Can we nuke someone today and get away with it?
Not practically, I don't think.
The nukes we have are bigger, the radioactive particles would spread too far, inevitably there would either be an ally or someone we didn't want to antagonize downwind or downstream who'd be really p.o'ed at radioactive fallout or radiation rendering their water source(s) unusable.
I think we'd honstly have to get launched on first by, say North Korea (the Iranians are not insane enough) before we could get away with nuking politically.
Speaking ethically, not practically, I'm not sure there's any good reason to use them currently.
I say this thinking that full-out nuclear war would kill all of us, kill most of the vertebrate species on the earth if not all, and potentially even take things back to bacteria. It would be pushing the reset button on planetary evolution.
That's very immoral to even risk the remote possibility of. My own ideals include survival of my species, survival of other species, protection of the biosphere, and our eventual movement into space...so a nuclear war for the short-term goals of a country, when compared to a species imperative like get off the rock, figure out how to colonize the solar system...well, the long-term survival of the species ought to come first.
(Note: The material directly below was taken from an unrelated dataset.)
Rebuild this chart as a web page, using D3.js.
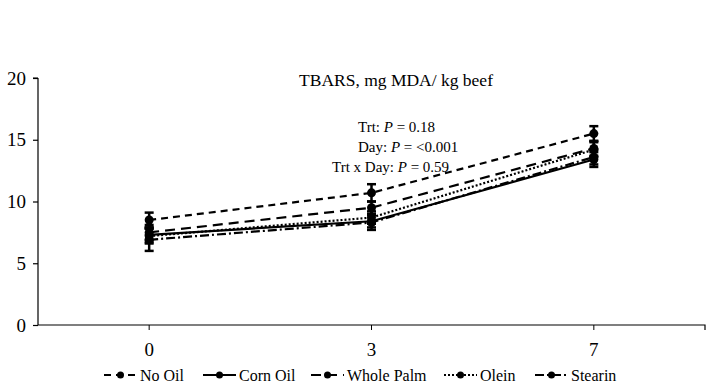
<!DOCTYPE html>
<html>
<head>
<meta charset="utf-8">
<script src="https://cdn.jsdelivr.net/npm/d3@7"></script>
<style>
  body { margin: 0; background: #fff; }
</style>
</head>
<body>
<script>
let width = 720;
let height = 388;
let serif = "'Liberation Serif', 'Times New Roman', 'DejaVu Serif', serif";

// data
let days = ["0", "3", "7"];
let seriesNames = ["No Oil", "Corn Oil", "Whole Palm", "Olein", "Stearin"];
let noOil = [8.5, 10.7, 15.5];
let cornOil = [7.3, 8.4, 13.4];
let wholePalm = [7.5, 9.5, 14.3];
let olein = [7.2, 8.7, 14.2];
let stearin = [6.9, 8.3, 13.6];
let noOilErr = [0.6, 0.7, 0.6];
let cornOilErr = [0.6, 0.5, 0.6];
let wholePalmErr = [0.6, 0.5, 0.6];
let oleinErr = [0.6, 0.5, 0.6];
let stearinErr = [0.9, 0.6, 0.6];
let yTicks = [0, 5, 10, 15, 20];

let series = [
  { name: seriesNames[0], values: noOil, err: noOilErr, dash: "7,5" },
  { name: seriesNames[1], values: cornOil, err: cornOilErr, dash: null },
  { name: seriesNames[2], values: wholePalm, err: wholePalmErr, dash: "10,6" },
  { name: seriesNames[3], values: olein, err: oleinErr, dash: "2,2" },
  { name: seriesNames[4], values: stearin, err: stearinErr, dash: "9,3,2,3" }
];

let svg = d3.select("body")
            .append("svg")
            .attr("width", width)
            .attr("height", height)
            .attr("font-family", serif)
            .style("background", "#fff");

let x = d3.scaleBand().domain(days).range([38, 705]).padding(0);
let y = d3.scaleLinear().domain([0, 20]).range([325, 78]);
let cx = d => x(d) + x.bandwidth() / 2;

// y axis
let yAxis = svg.append("g")
   .attr("transform", "translate(38,0)")
   .call(d3.axisLeft(y).tickValues(yTicks).tickSize(5).tickPadding(7));
yAxis.attr("font-family", serif).attr("font-size", 19);
yAxis.selectAll("text").attr("fill", "#000");
yAxis.selectAll("line, path").attr("stroke", "#000").attr("stroke-width", 1.2);
yAxis.select(".domain").attr("d", "M0," + y(20) + "H-5M0," + y(20) + "V" + y(0));

// x axis
let xAxis = svg.append("g")
   .attr("transform", "translate(0,325)")
   .call(d3.axisBottom(x).tickSize(5).tickPadding(13));
xAxis.attr("font-family", serif).attr("font-size", 19);
xAxis.selectAll("text").attr("fill", "#000");
xAxis.selectAll("line").attr("stroke", "#000").attr("stroke-width", 1);
xAxis.select(".domain").attr("stroke", "#000").attr("stroke-width", 1.2)
     .attr("d", "M38,0H705V5");

// lines
let line = d3.line()
  .x((v, i) => cx(days[i]))
  .y(v => y(v));

let plot = svg.append("g");

series.forEach(s => {
  plot.append("path")
    .attr("d", line(s.values))
    .attr("fill", "none")
    .attr("stroke", "#000")
    .attr("stroke-width", 2.2)
    .attr("stroke-dasharray", s.dash);
});

// error bars and markers
series.forEach(s => {
  let g = plot.append("g");
  s.values.forEach((v, i) => {
    let px = cx(days[i]);
    g.append("line")
      .attr("x1", px).attr("x2", px)
      .attr("y1", y(v - s.err[i])).attr("y2", y(v + s.err[i]))
      .attr("stroke", "#000").attr("stroke-width", 2.5);
    [v - s.err[i], v + s.err[i]].forEach(e => {
      g.append("line")
        .attr("x1", px - 4.5).attr("x2", px + 4.5)
        .attr("y1", y(e)).attr("y2", y(e))
        .attr("stroke", "#000").attr("stroke-width", 2.5);
    });
    g.append("circle")
      .attr("cx", px).attr("cy", y(v)).attr("r", 4.5)
      .attr("fill", "#000");
  });
});

// title and stats
svg.append("text")
   .attr("x", 396).attr("y", 86)
   .attr("text-anchor", "middle")
   .attr("font-family", serif)
   .attr("font-size", 17.5)
   .text("TBARS, mg MDA/ kg beef");

let stats = [
  { pre: "Trt: ", post: " = 0.18", x: 358, y: 132 },
  { pre: "Day: ", post: " = <0.001", x: 358, y: 152 },
  { pre: "Trt x Day: ", post: " = 0.59", x: 332, y: 172 }
];
stats.forEach(st => {
  let t = svg.append("text")
    .attr("x", st.x).attr("y", st.y)
    .attr("font-family", serif)
    .attr("font-size", 15);
  t.append("tspan").text(st.pre);
  t.append("tspan").attr("font-style", "italic").text("P");
  t.append("tspan").text(st.post);
});

// legend
let legendX = [104, 203, 311, 444, 535];
let legend = svg.append("g")
  .selectAll(".legend")
  .data(series)
  .enter()
  .append("g")
  .classed("legend", true)
  .attr("transform", (d, i) => "translate(" + legendX[i] + ",375)");

legend.append("line")
  .attr("x1", 0).attr("x2", 33)
  .attr("y1", 0).attr("y2", 0)
  .attr("stroke", "#000")
  .attr("stroke-width", 2)
  .attr("stroke-dasharray", d => d.dash);

legend.append("circle")
  .attr("cx", 16.5).attr("cy", 0).attr("r", 3.5)
  .attr("fill", "#000");

legend.append("text")
  .attr("x", 36)
  .attr("y", 5.5)
  .attr("font-family", serif)
  .attr("font-size", 16)
  .text(d => d.name);
</script>
</body>
</html>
Hiroshima and Nagasaki I'm prepared to accept as a somewhat special case. This is why: We had two bombs, and only two. They were a lot smaller than the current thermonulear weapons. We had very little idea how dangerous radiation/ radioactive fine particulates were back then. We thought we'd kill more of us and them in a conventional invasion.
I'll give it a "very vaguely moral." At the moment. Unless someone comes up with a really good argument otherwise.